Bradfield, who now teaches a course for broadcast reporting and writing at Baylor and serves as a news director for KWTX Channel 10 News had McHam as a professor in one of McHam’s final years at Baylor.

Bradfield said his first class with McHam was “focused on very basic writing tools, word use, precision and accuracy. It was a lot of basic writing tools that at the time seemed almost remedial but since then it has really been something I have fallen back on a lot. It was very foundational. The course was one of a couple that really stuck with me.”

Bradfield said the things McHam taught were “so permanent, lasting and fundamental that people in the profession remember it 20, 30, or 40 years down the road. When I started teaching at Baylor 20 years ago I thought that if I could have that kind of effect on anybody I would really be a happy camper.”

Darden said following in the footsteps of McHam and becoming a journalism professor is “very intimidating. I don’t teach like he does, but the things that he taught me were important and that’s what I try to teach as the most important things in my classes. Whatever he did, it worked.”

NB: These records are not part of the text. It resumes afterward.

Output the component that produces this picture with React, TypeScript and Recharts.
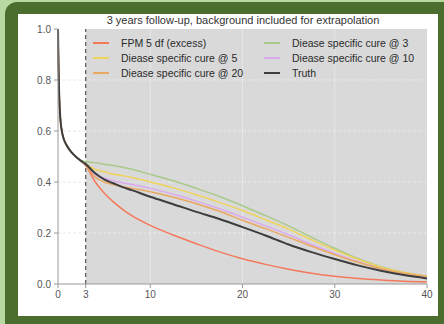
import React from "react";
import {
  LineChart,
  Line,
  XAxis,
  YAxis,
  ReferenceArea,
  ReferenceLine,
} from "recharts";

// years since diagnosis
const TIMES = [
  0, 0.05, 0.1, 0.25, 0.5, 1, 1.5, 2, 2.5, 3, 4, 5, 6, 7, 8, 10, 12.5, 15,
  17.5, 20, 22.5, 25, 27.5, 30, 32.5, 35, 37.5, 40,
];

// observed part (first 3 years) is shared by every curve
const EARLY = [1.0, 0.87, 0.78, 0.65, 0.585, 0.54, 0.515, 0.497, 0.483];

const FPM = [
  0.465, 0.402, 0.357, 0.322, 0.293, 0.268, 0.23, 0.192, 0.158, 0.126, 0.099,
  0.077, 0.058, 0.042, 0.03, 0.022, 0.016, 0.011, 0.008,
];
const CURE3 = [
  0.48, 0.476, 0.47, 0.465, 0.458, 0.45, 0.43, 0.405, 0.375, 0.343, 0.307,
  0.268, 0.228, 0.183, 0.14, 0.1, 0.068, 0.045, 0.03,
];
const CURE5 = [
  0.47, 0.45, 0.44, 0.43, 0.425, 0.418, 0.4, 0.377, 0.35, 0.32, 0.288, 0.252,
  0.215, 0.173, 0.133, 0.097, 0.066, 0.045, 0.03,
];
const CURE10 = [
  0.465, 0.43, 0.415, 0.405, 0.397, 0.39, 0.375, 0.352, 0.325, 0.295, 0.262,
  0.228, 0.193, 0.155, 0.12, 0.088, 0.06, 0.04, 0.026,
];
const CURE20 = [
  0.465, 0.42, 0.4, 0.39, 0.382, 0.375, 0.362, 0.34, 0.315, 0.285, 0.25, 0.217,
  0.183, 0.148, 0.115, 0.085, 0.06, 0.042, 0.03,
];
const TRUTH = [
  0.47, 0.435, 0.41, 0.395, 0.38, 0.368, 0.342, 0.313, 0.283, 0.255, 0.223,
  0.19, 0.155, 0.125, 0.098, 0.073, 0.052, 0.035, 0.022,
];

const X_TICKS = [0, 3, 10, 20, 30, 40];
const Y_TICKS = [0, 0.2, 0.4, 0.6, 0.8, 1.0];

const SERIES = [
  { key: "fpm", name: "FPM 5 df (excess)", color: "#f4795b", values: FPM, width: 1.5 },
  { key: "c3", name: "Diease specific cure @ 3", color: "#a9c98a", values: CURE3, width: 1.5 },
  { key: "c5", name: "Diease specific cure @ 5", color: "#efd35a", values: CURE5, width: 1.5 },
  { key: "c10", name: "Diease specific cure @ 10", color: "#dba9ee", values: CURE10, width: 1.5 },
  { key: "c20", name: "Diease specific cure @ 20", color: "#e9a860", values: CURE20, width: 1.5 },
  { key: "truth", name: "Truth", color: "#3d3d3d", values: TRUTH, width: 2 },
];

const data = TIMES.map((t, i) => {
  const row: Record<string, number> = { t };
  SERIES.forEach((s) => {
    row[s.key] = i < EARLY.length ? EARLY[i] : s.values[i - EARLY.length];
  });
  return row;
});

const font = '"Liberation Sans", Arial, sans-serif';

export default function App() {
  return (
    <div
      style={{
        position: "absolute",
        left: 0,
        top: 0,
        width: 444,
        height: 324,
        background: "#b9d9a3",
        overflow: "hidden",
      }}
    >
      <div
        style={{
          position: "absolute",
          left: 5,
          top: 2,
          width: 439,
          height: 322,
          background: "#4b6e2f",
          borderTopLeftRadius: 12,
        }}
      />
      <div
        style={{
          position: "absolute",
          left: 18,
          top: 14,
          width: 420,
          height: 302,
          background: "#ffffff",
        }}
      />
      <div
        style={{
          position: "absolute",
          left: 0,
          top: 14,
          width: 486,
          textAlign: "center",
          fontFamily: font,
          fontSize: 11,
          color: "#333",
        }}
      >
        3 years follow-up, background included for extrapolation
      </div>
      <div style={{ position: "absolute", left: 0, top: 0 }}>
        <LineChart
          width={444}
          height={324}
          data={data}
          margin={{ top: 29, right: 17, bottom: 10, left: 28 }}
        >
          <ReferenceArea x1={3} x2={40} y1={0} y2={1} fill="#d9d9d9" fillOpacity={1} stroke="none" />
          {[10, 20, 30].map((x) => (
            <ReferenceLine key={"gx" + x} x={x} stroke="#e6e6e6" strokeWidth={1} />
          ))}
          {[0.2, 0.4, 0.6, 0.8].map((y) => (
            <ReferenceLine key={"gy" + y} y={y} stroke="#e8e8e8" strokeWidth={1} strokeDasharray="3 2" />
          ))}
          <ReferenceLine x={3} stroke="#555" strokeDasharray="4 3" strokeWidth={1.2} />
          <XAxis
            dataKey="t"
            type="number"
            domain={[0, 40]}
            ticks={X_TICKS}
            stroke="#999"
            tickSize={4}
            tickMargin={3}
            height={30}
            tick={{ fill: "#555", fontSize: 10, fontFamily: font }}
          />
          <YAxis
            type="number"
            domain={[0, 1]}
            ticks={Y_TICKS}
            width={30}
            stroke="#999"
            tickSize={4}
            tickMargin={3}
            tickFormatter={(v: number) => v.toFixed(1)}
            tick={{ fill: "#555", fontSize: 10, fontFamily: font }}
          />
          {SERIES.map((s) => (
            <Line
              key={s.key}
              dataKey={s.key}
              name={s.name}
              type="monotone"
              stroke={s.color}
              strokeWidth={s.width}
              dot={false}
              isAnimationActive={false}
            />
          ))}
        </LineChart>
      </div>
      <div
        style={{
          position: "absolute",
          left: 93,
          top: 36,
          display: "grid",
          gridTemplateColumns: "171px 170px",
          rowGap: 2,
          fontFamily: font,
          fontSize: 10.5,
          color: "#2a2a2a",
        }}
      >
        {SERIES.map((s) => (
          <div key={s.key} style={{ display: "flex", alignItems: "center", height: 13 }}>
            <span
              style={{
                display: "inline-block",
                width: 16,
                height: 2,
                background: s.color,
                marginRight: 12,
              }}
            />
            {s.name}
          </div>
        ))}
      </div>
    </div>
  );
}
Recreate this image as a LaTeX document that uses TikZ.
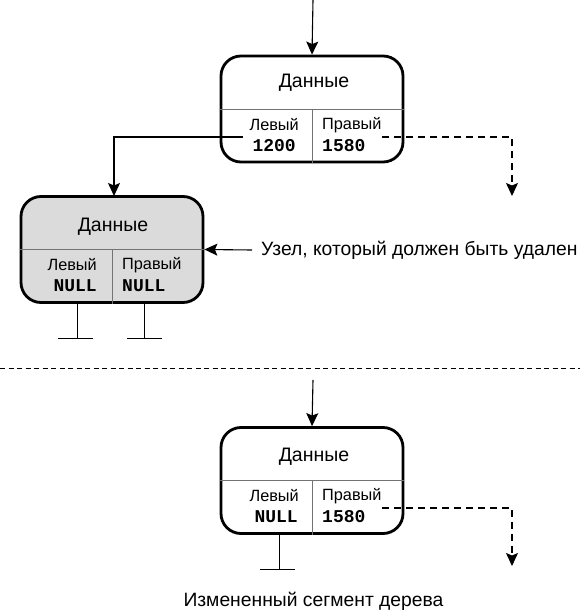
\documentclass[tikz,border=0pt]{standalone}
\usepackage{fontspec}
\setmainfont{Liberation Sans}
\newfontfamily\monof{Liberation Mono}
\usetikzlibrary{arrows.meta}
\begin{document}
\begin{tikzpicture}[x=1pt,y=-1pt,
  nodebox/.style={draw, line width=2.8pt, rounded corners=20pt, minimum width=182pt, minimum height=106pt, inner sep=0pt},
  div/.style={draw=black!55, line width=0.7pt},
  conn/.style={line width=1.1pt, -{Stealth[length=13pt,width=12pt,inset=2.5pt]}},
  dconn/.style={conn, dash pattern=on 7pt off 5pt},
  title/.style={font=\fontsize{19.5}{21}\selectfont, inner sep=0pt},
  lab/.style={font=\fontsize{16.3}{18}\selectfont, inner sep=0pt},
  val/.style={font=\monof\bfseries\fontsize{18}{19}\selectfont, inner sep=0pt},
  note/.style={font=\fontsize{19.3}{21}\selectfont, inner sep=0pt},
  gnd/.style={line width=0.9pt}
]
\useasboundingbox (0,0) rectangle (580,612);

% ---------- top node ----------
\node[nodebox] (top) at (312,109) {};
\draw[div] (top.west) -- (top.east);
\draw[div] (top.center) -- (top.south);
\node[title] (t1) at (314,83) {Данные};
\node[lab, anchor=east] (t2) at (299,125) {Левый};
\node[val, anchor=east] (t3) at (296,146) {1200};
\node[lab, anchor=west] (t4) at (322,125) {Правый};
\node[val, anchor=west] (t5) at (322,146) {1580};

\coordinate (in1) at (313,0);
\draw[conn] (in1) -- (top.north);

% ---------- node to be deleted ----------
\node[nodebox, fill=black!14] (gray) at (112,249.5) {};
\draw[div] (gray.west) -- (gray.east);
\draw[div] (gray.center) -- (gray.south);
\node[title] (g1) at (113,227) {Данные};
\node[lab, anchor=east] (g2) at (97,265) {Левый};
\node[val, anchor=east] (g3) at (97,286) {NULL};
\node[lab, anchor=west] (g4) at (122,265) {Правый};
\node[val, anchor=west] (g5) at (122,286) {NULL};

\coordinate (tl) at (243,137);
\coordinate (tlend) at (114,196);
\draw[conn] (tl) -| (tlend);

\coordinate (tr) at (382,137);
\coordinate (trend) at (512,196);
\draw[dconn] (tr) -| (trend);

% stems of gray node
\coordinate (s1a) at (77,302);
\coordinate (s1b) at (77,338);
\coordinate (s2a) at (144,302);
\coordinate (s2b) at (144,338);
\draw[gnd] (s1a) -- (s1b);
\draw[gnd] ([xshift=-19pt]s1b) -- ([xshift=16pt]s1b);
\draw[gnd] (s2a) -- (s2b);
\draw[gnd] ([xshift=-17pt]s2b) -- ([xshift=18pt]s2b);

% label
\node[note, anchor=west] (lbl) at (261,250) {Узел, который должен быть удален};
\draw[conn] ([xshift=-9pt]lbl.west) -- (gray.east);

% separator
\coordinate (sepL) at (0,368);
\coordinate (sepR) at (580,368);
\draw[line width=0.8pt, dash pattern=on 5pt off 3.5pt] (sepL) -- (sepR);

% ---------- modified node ----------
\node[nodebox] (bot) at (312,480.5) {};
\draw[div] (bot.west) -- (bot.east);
\draw[div] (bot.center) -- (bot.south);
\node[title] (b1) at (314,457) {Данные};
\node[lab, anchor=east] (b2) at (299,496) {Левый};
\node[val, anchor=east] (b3) at (298,517) {NULL};
\node[lab, anchor=west] (b4) at (322,496) {Правый};
\node[val, anchor=west] (b5) at (322,517) {1580};

\coordinate (in2) at (313,380);
\draw[conn] (in2) -- (bot.north);

\coordinate (br) at (382,508);
\coordinate (brend) at (512,566);
\draw[dconn] (br) -| (brend);

\coordinate (s3a) at (279,534);
\coordinate (s3b) at (279,569);
\draw[gnd] (s3a) -- (s3b);
\draw[gnd] ([xshift=-19pt]s3b) -- ([xshift=16pt]s3b);

\node[note] (cap) at (313.5,601) {Измененный сегмент дерева};
\end{tikzpicture}
\end{document}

McHam stayed at Baylor until 1974 when he accepted another position at Southern Methodist University. After teaching at SMU from 1974-1997, he then moved on to teach at the University of Texas at Arlington from 1998-2001, and the University of Houston from 2001 until his retirement in 2015, after 54 years of teaching.

During his time at the University of Houston, McHam received two awards honoring his remarkable career. In 2001 the Association for Education in Journalism and Mass Communication gave him the President’s Award, and in 2011 he was honored at Baylor with the Legacy in Journalism Education Award. In addition, the Society of Professional Journalists honored McHam with the Distinguished Teacher in Journalism Award in 1994.

While visiting Baylor in November of 2015, a student asked McHam to comment on his professional legacy and McHam said, “You make your own luck and success is determined by one’s efforts to improve.”

“Things usually work out; they just don’t always work out the way you want. Sometimes even the things that didn’t happen for you can be good,” McHam said.